In the ‘International’ section, which forms the traditional core of the festival, is organised into ten programs, with acclaimed shorts from the International stage for the last two years. This year, the ‘International’ section will dedicate three programs specifically to films that address human rights, including the incendiary animated short from 2018, ‘The Ostrich Politic’ by Mohamad Houhou, in which a new study and national call to ostriches to raise their heads from their receptacles of choice creates Orwellian chaos and political upheaval.
‘Special Programs’ arranges a multitude of diverse shorts into 16 dynamic and engaging programs, ranging from discussions of the relationship of the human and robot, to queer identity and new Chinese filmmaking talent to music videos, including a new video for musical artist Aphex Twin. In addition, there is a special competition to mark the 30th anniversary of the fall of the Berlin Wall, looking to the past, the present and the future to address the complex realities between everyday life and state power.

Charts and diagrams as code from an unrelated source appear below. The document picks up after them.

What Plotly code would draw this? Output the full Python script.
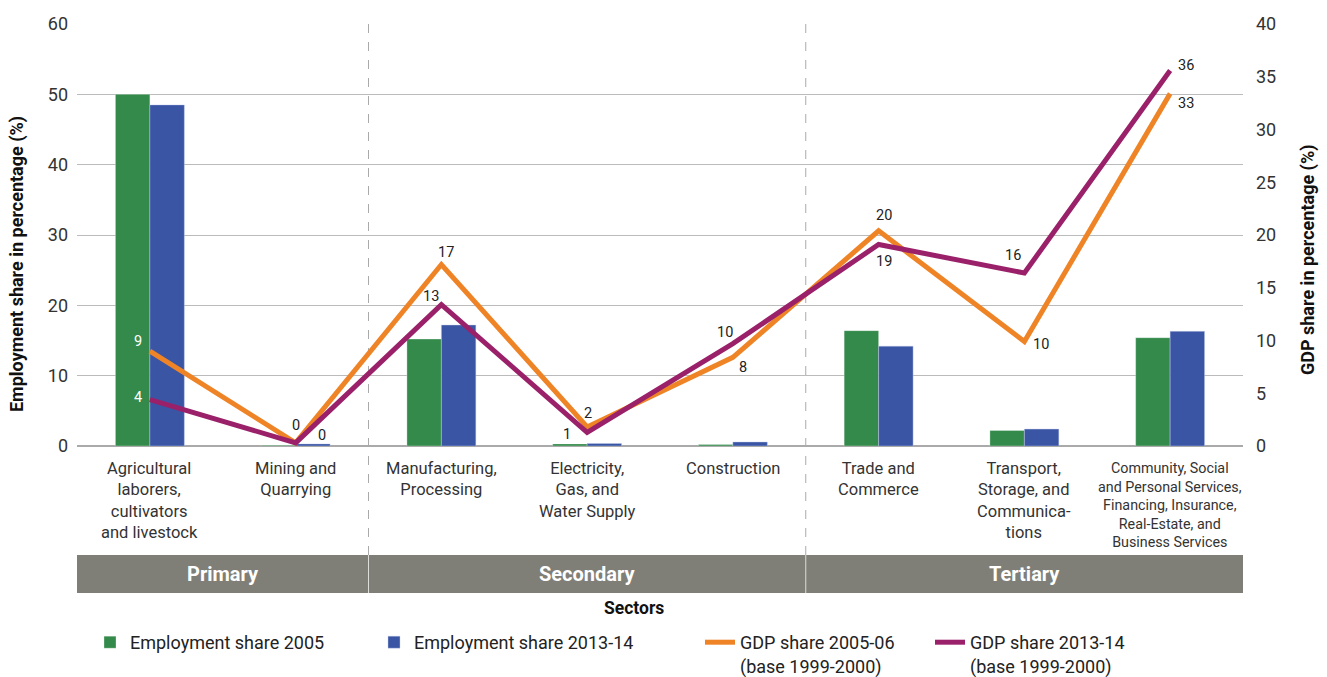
import plotly.graph_objects as go

# Sector categories (x axis) and their display labels
sectors = ["Agriculture", "Mining", "Manufacturing", "Electricity", "Construction",
           "Trade", "Transport", "Community"]
sector_labels = [
    "Agricultural<br>laborers,<br>cultivators<br>and livestock",
    "Mining and<br>Quarrying",
    "Manufacturing,<br>Processing",
    "Electricity,<br>Gas, and<br>Water Supply",
    "Construction",
    "Trade and<br>Commerce",
    "Transport,<br>Storage, and<br>Communica-<br>tions",
    "Community, Social<br>and Personal Services,<br>Financing, Insurance,<br>Real-Estate, and<br>Business Services",
]
groups = ["Primary", "Secondary", "Tertiary"]
group_centers = [0.5, 3, 6]
group_breaks = [1.5, 4.5]

# Employment share (%) - left axis
emp_2005 = [50.0, 0.1, 15.2, 0.3, 0.2, 16.4, 2.2, 15.4]
emp_2013 = [48.5, 0.3, 17.2, 0.35, 0.57, 14.2, 2.4, 16.3]

# GDP share (%) - right axis
gdp_2005 = [9.0, 0.3, 17.2, 1.8, 8.4, 20.4, 9.9, 33.4]
gdp_2013 = [4.4, 0.3, 13.4, 1.3, 9.7, 19.1, 16.4, 35.6]

# value-label offsets (pixels, +y is up) for each line point
gdp_2005_shift = [(-12, 10), (0, 17), (5, 12), (1, 14), (10, -10), (5, 15), (17, -3), (16, -10)]
gdp_2013_shift = [(-12, 2), (26, 7), (-10, 8), (-20, -2), (-8, 11), (5, -17), (-11, 17), (16, 5)]
label_colors = ["white"] + ["#222222"] * 7

GREEN = "#338A4A"
BLUE = "#3A55A3"
ORANGE = "#EF8427"
PURPLE = "#9A2169"
BAND = "#7F7E77"

W, H = 1327, 677
L, R, T, B = 77, 84, 24, 231
plot_h = H - T - B
plot_w = W - L - R


def py(y_px):
    """Convert a pixel row to paper y."""
    return (H - B - y_px) / plot_h


def px(x_px):
    """Convert a pixel column to paper x."""
    return (x_px - L) / plot_w


FONT = "Roboto, 'Liberation Sans', sans-serif"

fig = go.Figure()

fig.add_trace(go.Bar(
    x=sectors, y=emp_2005, name="Employment share 2005",
    marker=dict(color=GREEN, line=dict(color="rgba(255,255,255,0.5)", width=0.6)),
    legend="legend", showlegend=True,
))
fig.add_trace(go.Bar(
    x=sectors, y=emp_2013, name="Employment share 2013-14",
    marker=dict(color=BLUE, line=dict(color="rgba(200,210,240,0.7)", width=0.6)),
    legend="legend2", showlegend=True,
))
fig.add_trace(go.Scatter(
    x=sectors, y=gdp_2005, yaxis="y2", mode="lines",
    name="GDP share 2005-06<br>(base 1999-2000)",
    line=dict(color=ORANGE, width=5),
    legend="legend3", showlegend=True,
))
fig.add_trace(go.Scatter(
    x=sectors, y=gdp_2013, yaxis="y2", mode="lines",
    name="GDP share 2013-14<br>(base 1999-2000)",
    line=dict(color=PURPLE, width=5),
    legend="legend4", showlegend=True,
))

shapes = []
# dashed dividers between sector groups
for xb in group_breaks:
    shapes.append(dict(type="line", xref="x", yref="paper", x0=xb, x1=xb,
                       y0=py(555), y1=1, line=dict(color="#AAAAAA", width=1, dash="dash"),
                       layer="below"))
# group band
shapes.append(dict(type="rect", xref="paper", yref="paper", x0=0, x1=1,
                   y0=py(593), y1=py(555), fillcolor=BAND, line=dict(width=0)))
for xb in group_breaks:
    shapes.append(dict(type="line", xref="x", yref="paper", x0=xb, x1=xb,
                       y0=py(593), y1=py(555), line=dict(color="#DDDDDA", width=1)))

annotations = []
# value labels on the GDP lines
for values, shifts in ((gdp_2005, gdp_2005_shift), (gdp_2013, gdp_2013_shift)):
    for s, v, (dx, dy), col in zip(sectors, values, shifts, label_colors):
        annotations.append(dict(
            x=s, xref="x", y=v, yref="y2", text=f"{v:.0f}", showarrow=False,
            xshift=dx, yshift=dy, xanchor="center", yanchor="middle",
            font=dict(size=14.5, color=col, family=FONT),
        ))
for i, (s, lab) in enumerate(zip(sectors, sector_labels)):
    small = i == len(sectors) - 1
    annotations.append(dict(
        x=s, xref="x", y=py(457 if not small else 458), yref="paper",
        text=lab, showarrow=False, xanchor="center", yanchor="top",
        font=dict(size=14.3 if small else 16.5, color="#333333", family=FONT),
    ))
for g, c in zip(groups, group_centers):
    annotations.append(dict(
        x=c, xref="x", y=py(574), yref="paper", text="<b>" + g + "</b>",
        showarrow=False, xanchor="center", yanchor="middle",
        font=dict(size=20, color="white", family=FONT),
    ))
annotations.append(dict(
    x=px(634), xref="paper", y=py(608), yref="paper", text="<b>Sectors</b>",
    showarrow=False, xanchor="center", yanchor="middle",
    font=dict(size=17.5, color="#111111", family=FONT),
))
annotations.append(dict(
    x=px(17), xref="paper", y=py(264), yref="paper",
    text="<b>Employment share in percentage (%)</b>", textangle=-90,
    showarrow=False, xanchor="center", yanchor="middle",
    font=dict(size=18, color="#111111", family=FONT),
))
annotations.append(dict(
    x=px(1308), xref="paper", y=py(260), yref="paper",
    text="<b>GDP share in percentage (%)</b>", textangle=-90,
    showarrow=False, xanchor="center", yanchor="middle",
    font=dict(size=18, color="#111111", family=FONT),
))

legend_common = dict(orientation="h", yanchor="top", xanchor="left",
                     font=dict(size=18, color="#222222", family=FONT),
                     bgcolor="rgba(0,0,0,0)", valign="top", y=py(624))

fig.update_layout(
    width=W, height=H,
    margin=dict(l=L, r=R, t=T, b=B, autoexpand=False),
    paper_bgcolor="white", plot_bgcolor="white",
    barmode="group", bargap=0.527, bargroupgap=0,
    showlegend=True,
    font=dict(family=FONT, color="#333333"),
    xaxis=dict(range=[-0.5, 7.5], showticklabels=False, showgrid=False,
               zeroline=False, showline=False, ticks=""),
    yaxis=dict(range=[0, 60], dtick=10, showgrid=True, gridcolor="#BBBBBB",
               gridwidth=1.3, zeroline=True, zerolinecolor="#AAAAAA", zerolinewidth=1.5,
               showline=False, ticks="", ticklabelstandoff=8,
               tickfont=dict(size=18, color="#333333", family=FONT)),
    yaxis2=dict(range=[0, 40], dtick=5, overlaying="y", side="right",
                showgrid=False, zeroline=False, showline=False, ticks="",
                ticklabelstandoff=12,
                tickfont=dict(size=18, color="#333333", family=FONT)),
    shapes=shapes,
    annotations=annotations,
    legend=dict(x=px(90), **legend_common),
    legend2=dict(x=px(374), **legend_common),
    legend3=dict(x=px(700), **legend_common),
    legend4=dict(x=px(930), **legend_common),
)

fig.write_html("out.html")
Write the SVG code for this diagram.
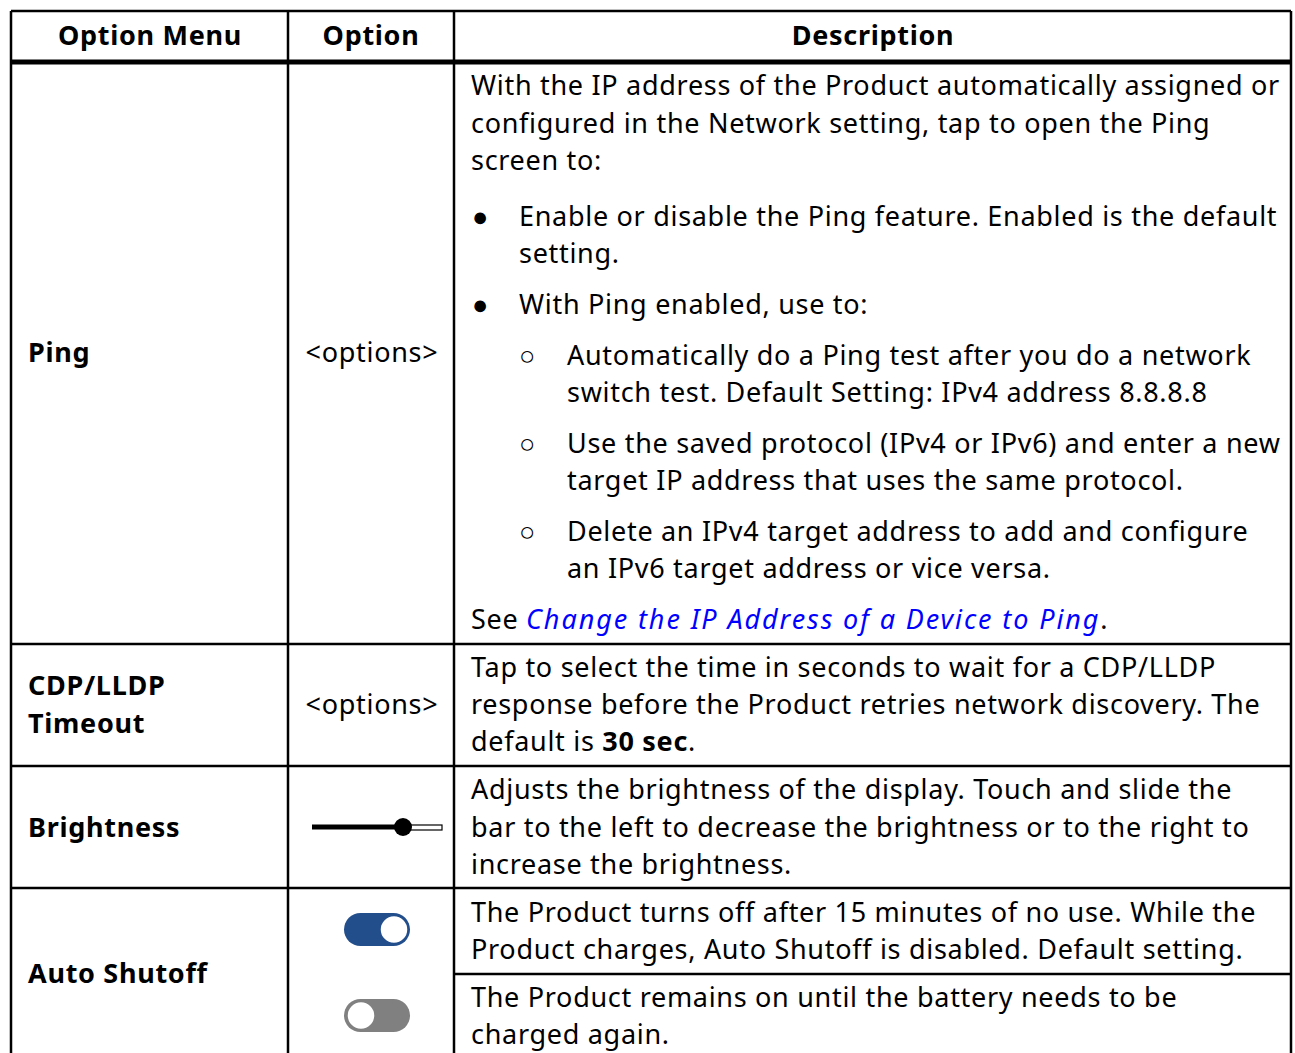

Addressing contemporary concerns, while we are globally recognizing our position in an ecological crisis, the ‘Green Film’ competition this year is comprised of two programs, ‘Man & Beast’ and ‘Urban Nature.’ The films collectively and deftly respond to our current environmental collapse, including ‘Basura/Garrbish’ (2018) by Roberth Fuentes, where a man clad in garbage dances uninhibitedly on a trash heap and ‘Judas Collar’ (2019), where a wild camel is outfitted with a tracking collar, designed to hunt herds of animals.
Throughout the festival, additional programming supplements the film viewings, with events such as ‘Sound and Vision,’ which will juxtapose live stage performances by musicians based in Berlin with visuals from international artists. In its annual tradition, interfilm will also present ‘Short & Silent – Silent Movies at Midnight for Free,’ wherein contemporary silent films are given a live-score provided by a theatre organ at Babylon.
Winning films will be shown on November 10th at 8pm at Rollberg Kino, 9pm at ACUD Kino and 9:30pm at Babylon.